A note from Ken

Welcome to this section of the website which deals with the history, structure and construction of Bishops’ House. My name is Ken Dash and my association with Bishops’ house began in March 2011 when I went to a heritage weekend. I suggested that I could do a proper plan and elevation of the building, something that appeared never to have been done. Colin Merrony and Dr Roger Doonan, both from the Archaeology Department of the University of Sheffield, who were involved in the heritage weekend agreed to this and the Archaeology Department lent me some survey equipment. I began in the autumn of that year.

I didn’t realise then how long it would take. I could only work while the House was open to the public at weekends and could only do the outside work in relatively dry weather. Once the ground floor plan was done, I produced a plan of the upper floor and the walls, roof and the cellar. I finally finished in 2014.

While this was going on I was learning about the history of the house and the people who had lived in it over the centuries, and began my own researches, especially into the later and often ignored families who had occupied the building from the late eighteenth century up to the time the last occupants moved out in 1974.

 This, then is a history of Bishops’ House, a building which has changed over the centuries with additions, demolitions and refurbishments. It is also the history of the many families who lived here, and part of the history of the small Derbyshire village of Norton Lees that is now part of the City of Sheffield.

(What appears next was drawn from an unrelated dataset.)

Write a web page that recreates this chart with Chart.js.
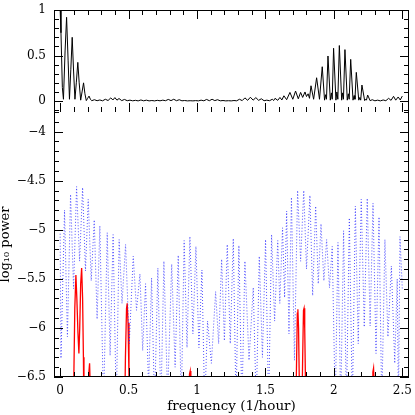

It often seems to us that every time we think that we know as much as we can ever know, a few weeks later we find out something new and sometimes something totally unexpected. So although we now have a good understanding of the history of Bishops’ House and can now place many more of the events in the building’s history into a relatively firm chronological sequence there may be a few surprises still.

 Many people worked to interpret and understand the history of Bishops’ House. Here are their names (in no special order of merit):

 Clairemarie Allen, Julie Anson, Neil Anson, Andy Bentham, Pauline Beswick, David Bostwick, Andrew Bower, Kathryn Brown, Zach Brown, Joy Bullivant, Chris Connolly, Lucy Creighton, Dr Roger Doonan, Meg Green, Ann Hayes, Wes Hedge, Jeremy Hodgkinson, Peter Honeyman, Stanley R Jones, Colin Merrony, Sharon Mosey, Sarah Shepherd, James Thompson.

 When I began this survey I had no clear idea of how to progress or what I would find. John Brown, a retired architect, who was the first Chairperson of the Friends of Bishops’ House and I used to spend many hours walking around the building and studying and interpreting it. He suggested the recording system that I used for the timber beams and gave many hours of his time to review the interpretation of the building, even when he was ill. It was his clear guidance that led to our current understanding of the building.  John died in 2015 and we all miss him. Thank you John.